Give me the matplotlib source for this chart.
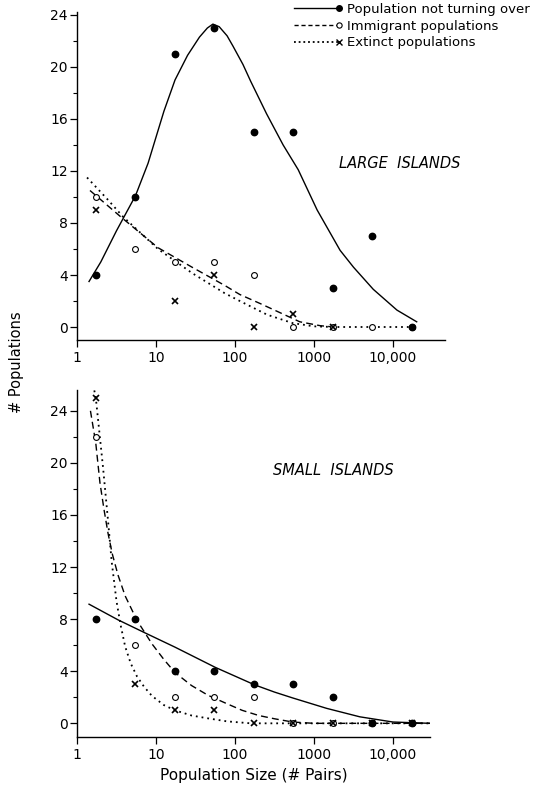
import numpy as np
import matplotlib
matplotlib.use("Agg")
import matplotlib.pyplot as plt
from matplotlib.lines import Line2D
from matplotlib.legend_handler import HandlerLine2D
from matplotlib.ticker import FixedLocator, FixedFormatter, MultipleLocator, NullLocator

plt.rcParams['font.family'] = ['DejaVu Sans']

# tamaños de población (pares), centros geométricos de las clases
size_x = [1.73, 5.48, 17.3, 54.8, 173, 548, 1732, 5477, 17320]

# islas grandes - puntos observados
large_stable = [4, 10, 21, 23, 15, 15, 3, 7, 0]
large_immig = [10, 6, 5, 5, 4, 0, 0, 0, 0]
large_extinct = [9, np.nan, 2, 4, 0, 1, 0, np.nan, np.nan]

# islas grandes - curvas ajustadas
large_stable_cx = [1.42, 2.0, 3.16, 5.5, 7.94, 10, 12.6, 17.4, 25.1, 35.5, 44.7, 52.5, 63.1, 79.4, 94.4, 126, 158,
                   251, 407, 631, 1096, 2138, 3162, 5623, 11220, 19950]
large_stable_cy = [3.5, 5.0, 7.4, 10.1, 12.6, 14.6, 16.6, 19.0, 20.9, 22.3, 23.0, 23.3, 23.1, 22.4, 21.6, 20.2, 18.9,
                   16.4, 14.0, 12.1, 9.0, 5.9, 4.6, 2.9, 1.3, 0.4]
large_immig_cx = [1.46, 3.7, 10.6, 28.6, 74, 115, 209, 372, 661, 1202, 1778]
large_immig_cy = [10.5, 8.4, 6.1, 4.6, 3.2, 2.5, 1.8, 1.1, 0.4, 0.1, 0.0]
large_extinct_cx = [1.34, 2.45, 3.8, 10.6, 28.6, 74, 115, 254, 537, 1000, 1778, 17320]
large_extinct_cy = [11.5, 9.8, 8.5, 6.0, 4.15, 2.6, 2.0, 0.95, 0.3, 0.05, 0.0, 0.0]

# islas pequeñas - puntos observados
small_stable = [8, 8, 4, 4, 3, 3, 2, 0, 0]
small_immig = [22, 6, 2, 2, 2, 0, 0, 0, 0]
small_extinct = [25, 3, 1, 1, 0, 0, 0, 0, 0]

# islas pequeñas - curvas ajustadas
small_stable_cx = [1.42, 3.3, 7.24, 17.4, 56.2, 178, 316, 537, 1445, 3802, 10000, 29500]
small_stable_cy = [9.15, 7.95, 6.95, 5.85, 4.3, 2.95, 2.4, 1.95, 1.15, 0.5, 0.1, 0.0]
small_immig_cx = [1.48, 1.73, 1.95, 2.2, 2.47, 2.8, 3.3, 4.06, 5.75, 8.9, 12.6, 17.4, 28.2, 45.7, 79.4, 123, 200,
                  316, 537, 1000, 29500]
small_immig_cy = [24.0, 21.5, 18.5, 16.4, 14.6, 13.0, 11.4, 9.8, 7.9, 6.1, 4.9, 3.9, 2.9, 2.15, 1.5, 1.0, 0.6,
                  0.35, 0.1, 0.0, 0.0]
small_extinct_cx = [1.6, 1.73, 2.14, 2.45, 2.75, 3.16, 3.55, 4.07, 4.79, 5.75, 7.08, 8.91, 12.6, 17.4, 28.2, 45.7,
                    79.4, 158, 29500]
small_extinct_cy = [26, 25, 19.6, 15.8, 12.4, 9.4, 7.6, 5.9, 4.6, 3.6, 2.8, 2.1, 1.4, 1.0, 0.6, 0.38, 0.15, 0.0, 0.0]

xticks = [1, 10, 100, 1000, 10000]
xtick_labels = ["1", "10", "100", "1000", "10,000"]
yticks = [0, 4, 8, 12, 16, 20, 24]

legend_labels = ["Population not turning over", "Immigrant populations", "Extinct populations"]


class EndMarker(HandlerLine2D):
    # marcador sólo al final derecho de la línea
    def create_artists(self, legend, orig_handle, xdescent, ydescent, width, height, fontsize, trans):
        arts = super().create_artists(legend, orig_handle, xdescent, ydescent, width, height, fontsize, trans)
        for a in arts:
            a.set_markevery([2])
        return arts


W, H = 537, 787
fig = plt.figure(figsize=(W / 100, H / 100), dpi=100)
ax1 = fig.add_axes([77 / W, 1 - 340 / H, 368 / W, 327.6 / H])
ax2 = fig.add_axes([77 / W, 1 - 737 / H, 353 / W, 347 / H])

lw = 1.0
dash_style = (0, (5, 3))
dot_style = (0, (1, 2.2))


def draw_panel(ax, stable, immig, extinct, scx, scy, icx, icy, ecx, ecy):
    ax.plot(scx, scy, color="black", lw=lw, ls="-", zorder=2)
    ax.plot(icx, icy, color="black", lw=lw, ls=dash_style, zorder=2)
    ax.plot(ecx, ecy, color="black", lw=1.3, ls=dot_style, zorder=2)
    ax.plot(size_x, immig, ls="none", marker="o", ms=4.2, mfc="white", mec="black", mew=0.8, zorder=3)
    ax.plot(size_x, extinct, ls="none", marker="x", ms=5, mec="black", mew=1.2, zorder=4)
    ax.plot(size_x, stable, ls="none", marker="o", ms=4.6, mfc="black", mec="black", zorder=5)

    ax.set_xscale("log")
    ax.xaxis.set_major_locator(FixedLocator(xticks))
    ax.xaxis.set_major_formatter(FixedFormatter(xtick_labels))
    ax.xaxis.set_minor_locator(NullLocator())
    ax.yaxis.set_major_locator(FixedLocator(yticks))
    ax.yaxis.set_minor_locator(MultipleLocator(2))
    for s in ["top", "right"]:
        ax.spines[s].set_visible(False)
    for s in ["left", "bottom"]:
        ax.spines[s].set_linewidth(1.0)
    ax.tick_params(axis="both", which="major", direction="out", length=5, width=0.9, labelsize=10)
    ax.tick_params(axis="x", which="major", pad=3)
    ax.tick_params(axis="y", which="major", pad=1.5)
    ax.tick_params(axis="y", which="minor", direction="out", length=3, width=0.8)


draw_panel(ax1, large_stable, large_immig, large_extinct,
           large_stable_cx, large_stable_cy, large_immig_cx, large_immig_cy, large_extinct_cx, large_extinct_cy)
ax1.set_xlim(1, 10 ** (368 / 79))
ax1.set_ylim(-1, 24.2)
ax1.text(0.878, 0.54, "LARGE  ISLANDS", transform=ax1.transAxes, ha="center", va="center",
         fontsize=10.5, style="italic")

draw_panel(ax2, small_stable, small_immig, small_extinct,
           small_stable_cx, small_stable_cy, small_immig_cx, small_immig_cy, small_extinct_cx, small_extinct_cy)
ax2.set_xlim(1, 10 ** (353 / 79))
ax2.set_ylim(-1.05, 25.6)
ax2.text(0.725, 0.769, "SMALL  ISLANDS", transform=ax2.transAxes, ha="center", va="center",
         fontsize=10.5, style="italic")

ax2.set_xlabel("Population Size (# Pairs)", fontsize=11, labelpad=4.5)
fig.text(17 / W, 1 - 362 / H, "# Populations", rotation=90, ha="center", va="center", fontsize=10.5)

# leyenda con el marcador al final de la línea
handles = [
    Line2D([], [], color="black", lw=lw, ls="-", marker="o", ms=4, mfc="black"),
    Line2D([], [], color="black", lw=lw, ls=(0, (3, 2)), marker="o", ms=3.8, mfc="white", mew=0.8),
    Line2D([], [], color="black", lw=1.3, ls=(0, (1, 1.6)), marker="x", ms=4.5, mew=1.0),
]
fig.legend(handles, legend_labels, loc="upper left", bbox_to_anchor=(294 / W, 1 - 3 / H), frameon=False,
           numpoints=1, handlelength=3.4, handletextpad=0.6, labelspacing=0.27, borderpad=0, borderaxespad=0,
           fontsize=9.5, handler_map={Line2D: EndMarker()})

fig.savefig("out.png", dpi=100)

(WHAT THE TASK REQUIRES)
Print each line of the material above exactly, with the pictures removed from your copy.

(WRITTEN SOLUTION)
Give me the matplotlib source for this chart.
import numpy as np
import matplotlib
matplotlib.use("Agg")
import matplotlib.pyplot as plt
from matplotlib.lines import Line2D
from matplotlib.legend_handler import HandlerLine2D
from matplotlib.ticker import FixedLocator, FixedFormatter, MultipleLocator, NullLocator

plt.rcParams['font.family'] = ['DejaVu Sans']

# tamaños de población (pares), centros geométricos de las clases
size_x = [1.73, 5.48, 17.3, 54.8, 173, 548, 1732, 5477, 17320]

# islas grandes - puntos observados
large_stable = [4, 10, 21, 23, 15, 15, 3, 7, 0]
large_immig = [10, 6, 5, 5, 4, 0, 0, 0, 0]
large_extinct = [9, np.nan, 2, 4, 0, 1, 0, np.nan, np.nan]

# islas grandes - curvas ajustadas
large_stable_cx = [1.42, 2.0, 3.16, 5.5, 7.94, 10, 12.6, 17.4, 25.1, 35.5, 44.7, 52.5, 63.1, 79.4, 94.4, 126, 158,
                   251, 407, 631, 1096, 2138, 3162, 5623, 11220, 19950]
large_stable_cy = [3.5, 5.0, 7.4, 10.1, 12.6, 14.6, 16.6, 19.0, 20.9, 22.3, 23.0, 23.3, 23.1, 22.4, 21.6, 20.2, 18.9,
                   16.4, 14.0, 12.1, 9.0, 5.9, 4.6, 2.9, 1.3, 0.4]
large_immig_cx = [1.46, 3.7, 10.6, 28.6, 74, 115, 209, 372, 661, 1202, 1778]
large_immig_cy = [10.5, 8.4, 6.1, 4.6, 3.2, 2.5, 1.8, 1.1, 0.4, 0.1, 0.0]
large_extinct_cx = [1.34, 2.45, 3.8, 10.6, 28.6, 74, 115, 254, 537, 1000, 1778, 17320]
large_extinct_cy = [11.5, 9.8, 8.5, 6.0, 4.15, 2.6, 2.0, 0.95, 0.3, 0.05, 0.0, 0.0]

# islas pequeñas - puntos observados
small_stable = [8, 8, 4, 4, 3, 3, 2, 0, 0]
small_immig = [22, 6, 2, 2, 2, 0, 0, 0, 0]
small_extinct = [25, 3, 1, 1, 0, 0, 0, 0, 0]

# islas pequeñas - curvas ajustadas
small_stable_cx = [1.42, 3.3, 7.24, 17.4, 56.2, 178, 316, 537, 1445, 3802, 10000, 29500]
small_stable_cy = [9.15, 7.95, 6.95, 5.85, 4.3, 2.95, 2.4, 1.95, 1.15, 0.5, 0.1, 0.0]
small_immig_cx = [1.48, 1.73, 1.95, 2.2, 2.47, 2.8, 3.3, 4.06, 5.75, 8.9, 12.6, 17.4, 28.2, 45.7, 79.4, 123, 200,
                  316, 537, 1000, 29500]
small_immig_cy = [24.0, 21.5, 18.5, 16.4, 14.6, 13.0, 11.4, 9.8, 7.9, 6.1, 4.9, 3.9, 2.9, 2.15, 1.5, 1.0, 0.6,
                  0.35, 0.1, 0.0, 0.0]
small_extinct_cx = [1.6, 1.73, 2.14, 2.45, 2.75, 3.16, 3.55, 4.07, 4.79, 5.75, 7.08, 8.91, 12.6, 17.4, 28.2, 45.7,
                    79.4, 158, 29500]
small_extinct_cy = [26, 25, 19.6, 15.8, 12.4, 9.4, 7.6, 5.9, 4.6, 3.6, 2.8, 2.1, 1.4, 1.0, 0.6, 0.38, 0.15, 0.0, 0.0]

xticks = [1, 10, 100, 1000, 10000]
xtick_labels = ["1", "10", "100", "1000", "10,000"]
yticks = [0, 4, 8, 12, 16, 20, 24]

legend_labels = ["Population not turning over", "Immigrant populations", "Extinct populations"]


class EndMarker(HandlerLine2D):
    # marcador sólo al final derecho de la línea
    def create_artists(self, legend, orig_handle, xdescent, ydescent, width, height, fontsize, trans):
        arts = super().create_artists(legend, orig_handle, xdescent, ydescent, width, height, fontsize, trans)
        for a in arts:
            a.set_markevery([2])
        return arts


W, H = 537, 787
fig = plt.figure(figsize=(W / 100, H / 100), dpi=100)
ax1 = fig.add_axes([77 / W, 1 - 340 / H, 368 / W, 327.6 / H])
ax2 = fig.add_axes([77 / W, 1 - 737 / H, 353 / W, 347 / H])

lw = 1.0
dash_style = (0, (5, 3))
dot_style = (0, (1, 2.2))


def draw_panel(ax, stable, immig, extinct, scx, scy, icx, icy, ecx, ecy):
    ax.plot(scx, scy, color="black", lw=lw, ls="-", zorder=2)
    ax.plot(icx, icy, color="black", lw=lw, ls=dash_style, zorder=2)
    ax.plot(ecx, ecy, color="black", lw=1.3, ls=dot_style, zorder=2)
    ax.plot(size_x, immig, ls="none", marker="o", ms=4.2, mfc="white", mec="black", mew=0.8, zorder=3)
    ax.plot(size_x, extinct, ls="none", marker="x", ms=5, mec="black", mew=1.2, zorder=4)
    ax.plot(size_x, stable, ls="none", marker="o", ms=4.6, mfc="black", mec="black", zorder=5)

    ax.set_xscale("log")
    ax.xaxis.set_major_locator(FixedLocator(xticks))
    ax.xaxis.set_major_formatter(FixedFormatter(xtick_labels))
    ax.xaxis.set_minor_locator(NullLocator())
    ax.yaxis.set_major_locator(FixedLocator(yticks))
    ax.yaxis.set_minor_locator(MultipleLocator(2))
    for s in ["top", "right"]:
        ax.spines[s].set_visible(False)
    for s in ["left", "bottom"]:
        ax.spines[s].set_linewidth(1.0)
    ax.tick_params(axis="both", which="major", direction="out", length=5, width=0.9, labelsize=10)
    ax.tick_params(axis="x", which="major", pad=3)
    ax.tick_params(axis="y", which="major", pad=1.5)
    ax.tick_params(axis="y", which="minor", direction="out", length=3, width=0.8)


draw_panel(ax1, large_stable, large_immig, large_extinct,
           large_stable_cx, large_stable_cy, large_immig_cx, large_immig_cy, large_extinct_cx, large_extinct_cy)
ax1.set_xlim(1, 10 ** (368 / 79))
ax1.set_ylim(-1, 24.2)
ax1.text(0.878, 0.54, "LARGE  ISLANDS", transform=ax1.transAxes, ha="center", va="center",
         fontsize=10.5, style="italic")

draw_panel(ax2, small_stable, small_immig, small_extinct,
           small_stable_cx, small_stable_cy, small_immig_cx, small_immig_cy, small_extinct_cx, small_extinct_cy)
ax2.set_xlim(1, 10 ** (353 / 79))
ax2.set_ylim(-1.05, 25.6)
ax2.text(0.725, 0.769, "SMALL  ISLANDS", transform=ax2.transAxes, ha="center", va="center",
         fontsize=10.5, style="italic")

ax2.set_xlabel("Population Size (# Pairs)", fontsize=11, labelpad=4.5)
fig.text(17 / W, 1 - 362 / H, "# Populations", rotation=90, ha="center", va="center", fontsize=10.5)

# leyenda con el marcador al final de la línea
handles = [
    Line2D([], [], color="black", lw=lw, ls="-", marker="o", ms=4, mfc="black"),
    Line2D([], [], color="black", lw=lw, ls=(0, (3, 2)), marker="o", ms=3.8, mfc="white", mew=0.8),
    Line2D([], [], color="black", lw=1.3, ls=(0, (1, 1.6)), marker="x", ms=4.5, mew=1.0),
]
fig.legend(handles, legend_labels, loc="upper left", bbox_to_anchor=(294 / W, 1 - 3 / H), frameon=False,
           numpoints=1, handlelength=3.4, handletextpad=0.6, labelspacing=0.27, borderpad=0, borderaxespad=0,
           fontsize=9.5, handler_map={Line2D: EndMarker()})

fig.savefig("out.png", dpi=100)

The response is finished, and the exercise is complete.